Who would have thought we’d be so grateful for the midges and for Bono? If it weren’t for the little critters (the midges, not Bono – boom boom) then there really would have been little else to say about the Glendalough trip.

RTÉ did try. It informed us that the Obamas looked at some wild flowers. And, sure enough, they were shown looking at some flowers, accompanied by those familiar sounds of nature: the songs of birds in flight, the low whisper of the breeze through grass and the clatter of a couple of dozen camera shutters.

The midges saved the day, Sasha and Malia’s discomfort a small sacrifice to the gods of journalism. The uniformity of coverage on Tuesday, and in the delayed echo of Wednesday’s print coverage, was carried along by the sigh of relief that both midges and reporters had been given something to nibble on.

In Dalkey, coverage was reduced to the sight of the pub chef pinned against a wall in the hope that something juicy might be squeezed out of him.

Apart from that, there were digs at U2’s tax affairs and eyewitness accounts. What did Michelle say? What did she eat? What did she say while she ate? Did they enjoy themselves? Did they look happy? Did Bono look happy? Did we already ask you what they ate?

When Barack and Michelle Obama first came to Ireland it was as transformational figures, and they were greeted by a nation that appreciated them and, miraculously, even appropriated them as its own.

Even if Barack Obama increasingly appears to be a better idea of a president than an actual president, their 2011 visit will surely retain its delightful afterglow.

They trotted across the Moneygall street to greet crowds. They raised glasses. They charmed. They met the capital on College Green. Their visit was cut short by the Icelandic volcano, yet those few hours had a sense of magic.

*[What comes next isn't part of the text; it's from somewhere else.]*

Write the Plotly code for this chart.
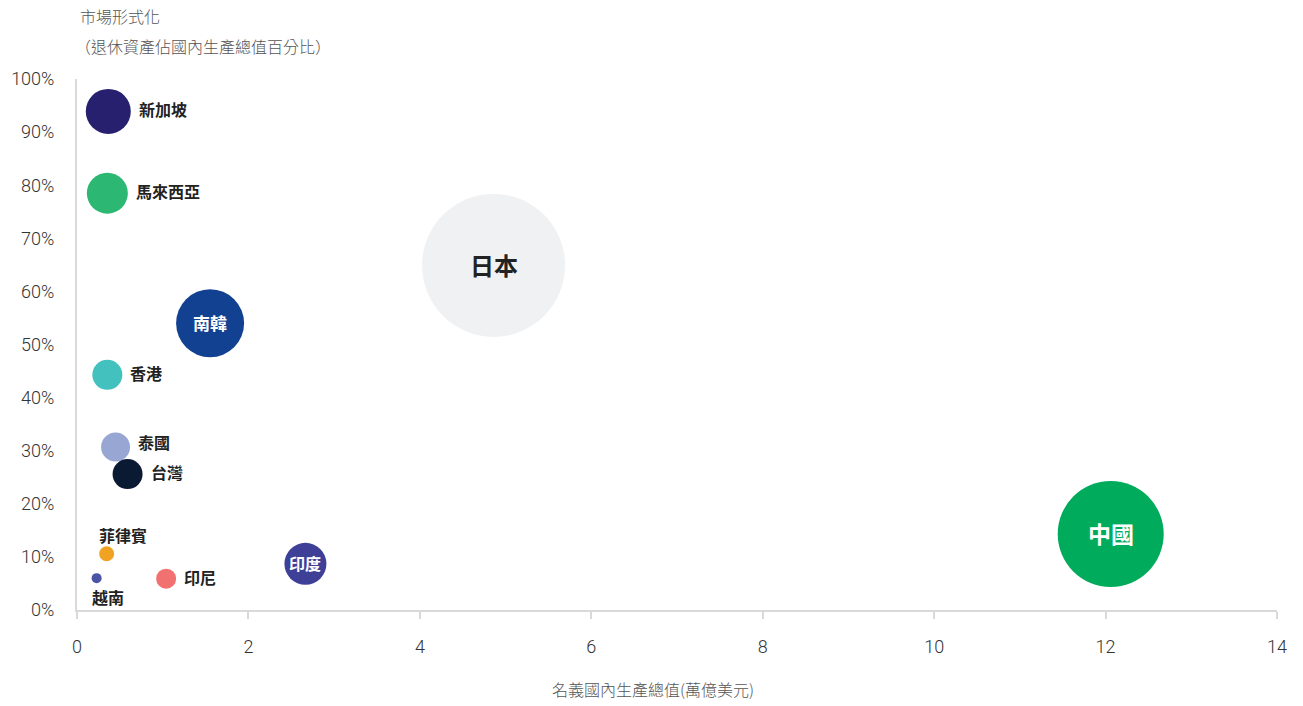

This time the Obamas landed in Dublin with a thump and pushed sections of it aside, waved through by a city in thrall to their affability and optimism and the State’s deference to their power.


Gone in 60 seconds
A coda: on Wednesday, preceded by the wail of sirens, a Garda motorbike pulled up at the junction of the Liffey quays and Tara Street. It halted the traffic. More bikes followed. Then a small convoy of cars.

They passed and that original Garda motorbike ripped away, leaving the street to get on with its business. Gone in 60 seconds. That, Dublin, had been the Japanese prime minister.